Initially, Kindle 1 only supported the ISO 8859-1 (Latin 1) character set for its content; Unicode characters and non-Western characters were not supported. A firmware update in February 2009 added support for additional character sets, including ISO 8859-16.
Kindle 2 added support for Audible Enhanced (AAX) format, but dropped support for Audible versions 2 and 3. Using the experimental web browser, it was possible to download books directly on the Kindle (in MOBI, PRC and TXT formats only). Hyperlinks in a Mobipocket file could be used to download e-books but could not be used to reference books stored in the Kindle's memory.
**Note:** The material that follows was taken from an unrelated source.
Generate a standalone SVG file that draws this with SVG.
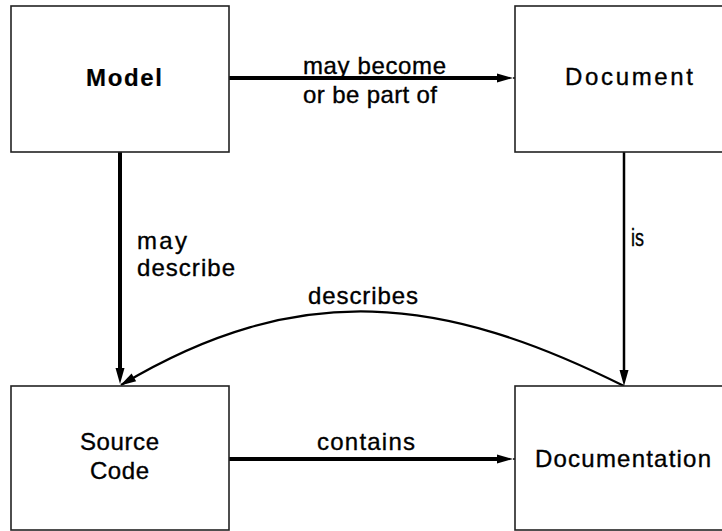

Kindle DX added native support for PDF files.
User-created annotations
Users can bookmark, highlight, and look up content. Pages can be dog-eared for reference and notes can be added to relevant content. While a book is open on the display, menu options allow users to search for synonyms and definitions from the built-in dictionary. The device also remembers the last page read for each book. Pages can be saved as a "clipping", or a text file containing the text of the currently displayed page. All clippings are appended to a single file, which can be downloaded over a USB cable.